### TASK TO COMPLETE
Leaving out the pictures, retype all the material exactly.

### DATA LINES

━━━━━━━━━━━━━━━━━━━━

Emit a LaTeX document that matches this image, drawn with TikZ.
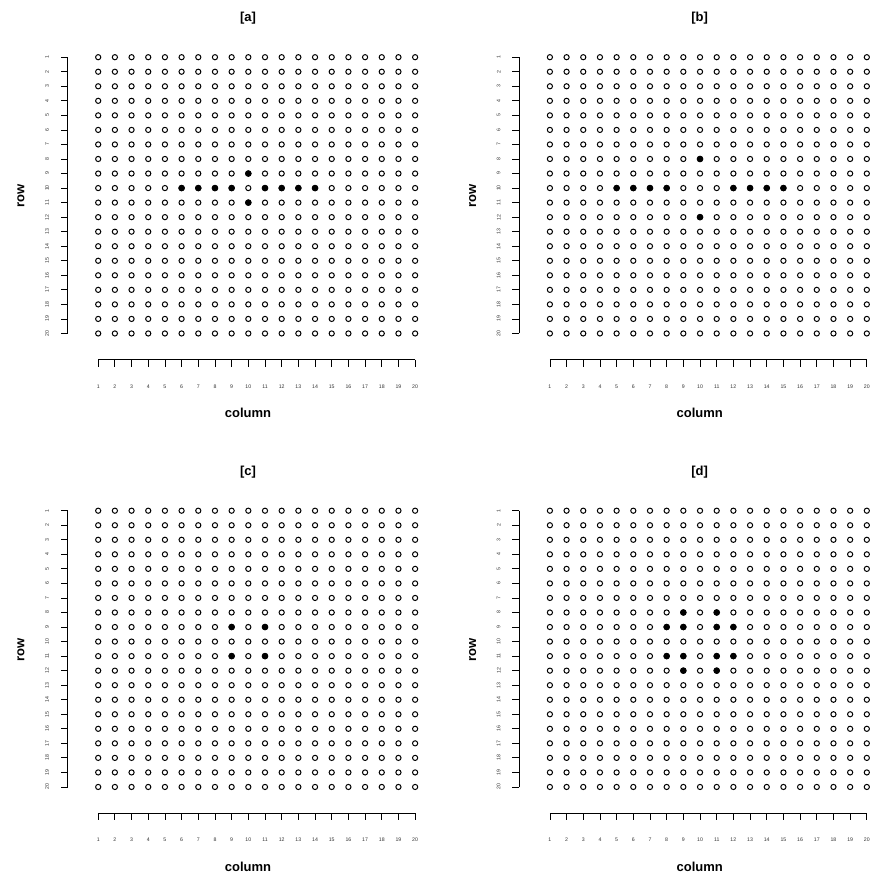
\documentclass[tikz,border=0pt]{standalone}
\usepackage{fontspec}
\setmainfont{Liberation Sans}
\begin{document}
\begin{tikzpicture}[x=1pt,y=-1pt,
  opendot/.style={line width=1.0pt,draw=black},
  axisline/.style={line width=0.8pt,draw=black},
  ticklab/.style={font=\fontsize{5.2}{5.2}\selectfont,text=black!80,inner sep=0pt},
  labtext/.style={font=\fontsize{13}{13}\selectfont\bfseries,inner sep=0pt},
  titletext/.style={font=\fontsize{13}{13}\selectfont\bfseries,inner sep=0pt}]
\useasboundingbox (0,0) rectangle (870,876);
\newcommand\gridpanel[4]{%
 \begin{scope}[shift={(#1,#2)}]
  \foreach \r in {1,...,20}{\foreach \c in {1,...,20}{%
    \draw[opendot] ({98.2+(\c-1)*16.68},{57.2+(\r-1)*14.54}) circle (2.6pt);}}
  \foreach \r/\c in {#4}{%
    \fill[black] ({98.2+(\c-1)*16.68},{57.2+(\r-1)*14.54}) circle (3.3pt);}
  % x axis
  \coordinate (xs#3) at (98.2,359.5);
  \coordinate (xe#3) at (415.12,359.5);
  \draw[axisline] (xs#3) -- (xe#3);
  \foreach \c in {1,...,20}{%
    \draw[axisline] ({98.2+(\c-1)*16.68},359.5) -- ++(0,7);
    \node[ticklab] (xl#3\c) at ({98.2+(\c-1)*16.68},386.5) {\c};}
  % y axis
  \coordinate (ys#3) at (67.7,57.2);
  \coordinate (ye#3) at (67.7,333.46);
  \draw[axisline] (ys#3) -- (ye#3);
  \foreach \r in {1,...,20}{%
    \draw[axisline] (67.7,{57.2+(\r-1)*14.54}) -- ++(-7,0);
    \node[ticklab,rotate=90] (yl#3\r) at (47,{57.2+(\r-1)*14.54}) {\r};}
  \node[titletext] (title#3) at (248,18.5) {[#3]};
  \node[labtext] (col#3) at (248,413) {column};
  \node[labtext,rotate=90] (row#3) at (21,196) {row};
 \end{scope}}
\gridpanel{0}{0}{a}{9/10,10/6,10/7,10/8,10/9,10/11,10/12,10/13,10/14,11/10}
\gridpanel{451.7}{0}{b}{8/10,10/5,10/6,10/7,10/8,10/12,10/13,10/14,10/15,12/10}
\gridpanel{0}{453.5}{c}{9/9,9/11,11/9,11/11}
\gridpanel{451.7}{453.5}{d}{8/9,8/11,9/8,9/9,9/11,9/12,11/8,11/9,11/11,11/12,12/9,12/11}
\end{tikzpicture}
\end{document}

━━━━━━━━━━━━━━━━━━━━

### RESPONSE
Emit a LaTeX document that matches this image, drawn with TikZ.
\documentclass[tikz,border=0pt]{standalone}
\usepackage{fontspec}
\setmainfont{Liberation Sans}
\begin{document}
\begin{tikzpicture}[x=1pt,y=-1pt,
  opendot/.style={line width=1.0pt,draw=black},
  axisline/.style={line width=0.8pt,draw=black},
  ticklab/.style={font=\fontsize{5.2}{5.2}\selectfont,text=black!80,inner sep=0pt},
  labtext/.style={font=\fontsize{13}{13}\selectfont\bfseries,inner sep=0pt},
  titletext/.style={font=\fontsize{13}{13}\selectfont\bfseries,inner sep=0pt}]
\useasboundingbox (0,0) rectangle (870,876);
\newcommand\gridpanel[4]{%
 \begin{scope}[shift={(#1,#2)}]
  \foreach \r in {1,...,20}{\foreach \c in {1,...,20}{%
    \draw[opendot] ({98.2+(\c-1)*16.68},{57.2+(\r-1)*14.54}) circle (2.6pt);}}
  \foreach \r/\c in {#4}{%
    \fill[black] ({98.2+(\c-1)*16.68},{57.2+(\r-1)*14.54}) circle (3.3pt);}
  % x axis
  \coordinate (xs#3) at (98.2,359.5);
  \coordinate (xe#3) at (415.12,359.5);
  \draw[axisline] (xs#3) -- (xe#3);
  \foreach \c in {1,...,20}{%
    \draw[axisline] ({98.2+(\c-1)*16.68},359.5) -- ++(0,7);
    \node[ticklab] (xl#3\c) at ({98.2+(\c-1)*16.68},386.5) {\c};}
  % y axis
  \coordinate (ys#3) at (67.7,57.2);
  \coordinate (ye#3) at (67.7,333.46);
  \draw[axisline] (ys#3) -- (ye#3);
  \foreach \r in {1,...,20}{%
    \draw[axisline] (67.7,{57.2+(\r-1)*14.54}) -- ++(-7,0);
    \node[ticklab,rotate=90] (yl#3\r) at (47,{57.2+(\r-1)*14.54}) {\r};}
  \node[titletext] (title#3) at (248,18.5) {[#3]};
  \node[labtext] (col#3) at (248,413) {column};
  \node[labtext,rotate=90] (row#3) at (21,196) {row};
 \end{scope}}
\gridpanel{0}{0}{a}{9/10,10/6,10/7,10/8,10/9,10/11,10/12,10/13,10/14,11/10}
\gridpanel{451.7}{0}{b}{8/10,10/5,10/6,10/7,10/8,10/12,10/13,10/14,10/15,12/10}
\gridpanel{0}{453.5}{c}{9/9,9/11,11/9,11/11}
\gridpanel{451.7}{453.5}{d}{8/9,8/11,9/8,9/9,9/11,9/12,11/8,11/9,11/11,11/12,12/9,12/11}
\end{tikzpicture}
\end{document}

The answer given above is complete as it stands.